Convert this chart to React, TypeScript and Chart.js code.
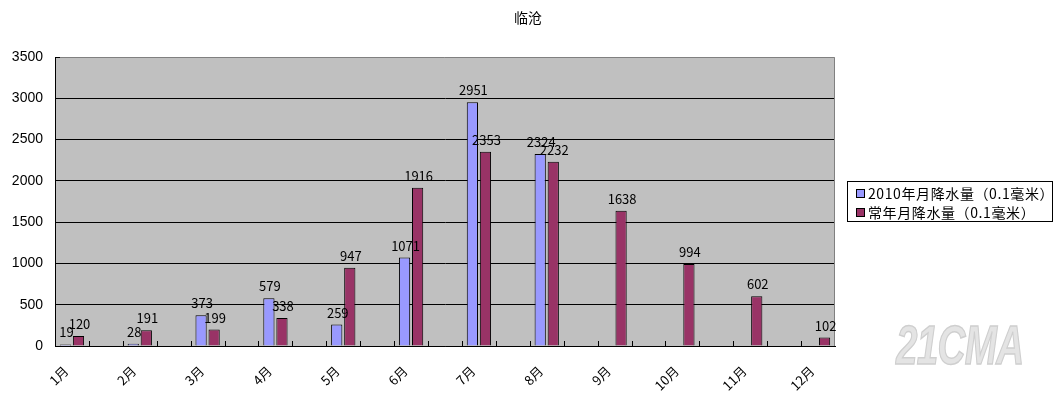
import React, { useEffect, useRef } from 'react';
import { Chart, registerables } from 'chart.js';

Chart.register(...registerables);

const months = ['1月', '2月', '3月', '4月', '5月', '6月', '7月', '8月', '9月', '10月', '11月', '12月'];
const rain2010: (number | null)[] = [19, 28, 373, 579, 259, 1071, 2951, 2324, null, null, null, null];
const rainNormal: (number | null)[] = [120, 191, 199, 338, 947, 1916, 2353, 2232, 1638, 994, 602, 102];
const seriesNames = ['2010年月降水量（0.1毫米）', '常年月降水量（0.1毫米）'];
const seriesColors = ['#9999FF', '#993366'];
const titleText = '临沧';
const yMin = 0;
const yMax = 3500;
const yStep = 500;

// Excel layout: a blank category between every month
const categories: string[] = [];
const data2010: (number | null)[] = [];
const dataNormal: (number | null)[] = [];
months.forEach((m, i) => {
  categories.push(m);
  data2010.push(rain2010[i]);
  dataNormal.push(rainNormal[i]);
  if (i < months.length - 1) {
    categories.push('');
    data2010.push(null);
    dataNormal.push(null);
  }
});

const CJK = '"Noto Sans CJK SC", "Noto Sans", sans-serif';

const decorPlugin = {
  id: 'decor',
  beforeDraw(chart: any) {
    const { ctx, chartArea } = chart;
    ctx.save();
    ctx.fillStyle = '#C0C0C0';
    ctx.fillRect(chartArea.left, chartArea.top, chartArea.right - chartArea.left, chartArea.bottom - chartArea.top);
    ctx.restore();
  },
  afterDraw(chart: any) {
    const { ctx, chartArea } = chart;
    const xs = chart.scales.x;
    ctx.save();
    // gray border top/right
    ctx.strokeStyle = '#808080';
    ctx.lineWidth = 1;
    ctx.beginPath();
    ctx.moveTo(chartArea.left, chartArea.top + 0.5);
    ctx.lineTo(chartArea.right - 0.5, chartArea.top + 0.5);
    ctx.lineTo(chartArea.right - 0.5, chartArea.bottom);
    ctx.stroke();
    // inner ticks
    ctx.strokeStyle = '#000';
    ctx.beginPath();
    ctx.moveTo(chartArea.left, chartArea.top + 0.5);
    ctx.lineTo(chartArea.left + 5, chartArea.top + 0.5);
    const n = categories.length;
    for (let i = 1; i < n; i++) {
      const x = Math.round((xs.getPixelForTick(i - 1) + xs.getPixelForTick(i)) / 2) + 0.5;
      ctx.moveTo(x, chartArea.bottom);
      ctx.lineTo(x, chartArea.bottom - 5);
    }
    ctx.stroke();
    // data labels
    ctx.fillStyle = '#000';
    ctx.font = '13px ' + CJK;
    ctx.textAlign = 'center';
    ctx.textBaseline = 'alphabetic';
    chart.data.datasets.forEach((ds: any, di: number) => {
      const meta = chart.getDatasetMeta(di);
      meta.data.forEach((el: any, j: number) => {
        const v = ds.data[j];
        if (v === null || v === undefined) return;
        ctx.fillText(String(v), el.x + 1, el.y - 7);
      });
    });
    ctx.restore();
  },
};

export default function App() {
  const ref = useRef<HTMLCanvasElement | null>(null);
  useEffect(() => {
    if (!ref.current) return;
    const chart = new Chart(ref.current, {
      type: 'bar',
      data: {
        labels: categories,
        datasets: [
          {
            label: seriesNames[0],
            data: data2010,
            backgroundColor: seriesColors[0],
            borderColor: '#000',
            borderWidth: 1,
            categoryPercentage: 0.77,
            barPercentage: 0.86,
          },
          {
            label: seriesNames[1],
            data: dataNormal,
            backgroundColor: seriesColors[1],
            borderColor: '#000',
            borderWidth: 1,
            categoryPercentage: 0.77,
            barPercentage: 0.86,
          },
        ],
      },
      options: {
        responsive: false,
        animation: false,
        devicePixelRatio: 1,
        layout: { padding: { top: 57, right: 221, left: 0, bottom: 0 } },
        plugins: {
          legend: { display: false },
          title: { display: false },
          tooltip: { enabled: false },
        },
        scales: {
          x: {
            afterFit: (s: any) => { s.height = 55; },
            grid: { display: false, drawTicks: false },
            border: { display: true, color: '#000', width: 1 },
            ticks: {
              autoSkip: false,
              maxRotation: 45,
              minRotation: 45,
              padding: 17,
              labelOffset: -6,
              color: '#000',
              font: { family: CJK, size: 13 },
            },
          },
          y: {
            min: yMin,
            max: yMax,
            afterFit: (s: any) => { s.width = 55; },
            grid: {
              drawTicks: false,
              color: (c: any) => (c.tick && c.tick.value === yMax ? 'rgba(0,0,0,0)' : '#000'),
              lineWidth: 1,
            },
            border: { display: true, color: '#000', width: 1 },
            ticks: {
              stepSize: yStep,
              padding: 12,
              color: '#000',
              callback: (v: any) => String(v),
              font: { family: '"Liberation Sans", Arial, sans-serif', size: 14 },
            },
          },
        },
      },
      plugins: [decorPlugin],
    } as any);
    return () => chart.destroy();
  }, []);

  return (
    <div style={{ position: 'absolute', left: 0, top: 0, width: 1056, height: 401, background: '#fff', overflow: 'hidden' }}>
      <canvas ref={ref} width={1056} height={401} style={{ position: 'absolute', left: 0, top: 0 }} />
      <div style={{ position: 'absolute', left: 0, width: 1056, top: 7, textAlign: 'center', fontFamily: CJK, fontSize: 14, lineHeight: '20px', color: '#000' }}>
        {titleText}
      </div>
      <div
        style={{
          position: 'absolute', left: 847, top: 181, width: 204, height: 39,
          border: '1px solid #000', background: '#fff', fontFamily: CJK, fontSize: 14, color: '#000',
        }}
      >
        {seriesNames.map((name, i) => (
          <div key={name} style={{ position: 'absolute', left: 8, top: 2 + i * 19, height: 19, display: 'flex', alignItems: 'center', whiteSpace: 'nowrap' }}>
            <span style={{ display: 'inline-block', width: 7, height: 7, background: seriesColors[i], border: '1px solid #000', marginRight: 3 }} />
            <span style={{ lineHeight: '19px', letterSpacing: 0.6 }}>{name}</span>
          </div>
        ))}
      </div>
      <div
        style={{
          position: 'absolute', left: 896, top: 310, fontFamily: '"Liberation Sans", Arial, sans-serif', fontWeight: 'bold', fontStyle: 'italic',
          fontSize: 56, lineHeight: '70px', color: '#e4e4e4', WebkitTextStroke: '1.5px #cfcfcf', transform: 'scaleX(0.69)', transformOrigin: 'left top',
          letterSpacing: -1,
        }}
      >
        21CMA
      </div>
    </div>
  );
}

> _Stated problem_
Which lines of the data include "React"? Copy each of them.

> _Problem solution_
Convert this chart to React, TypeScript and Chart.js code.
import React, { useEffect, useRef } from 'react';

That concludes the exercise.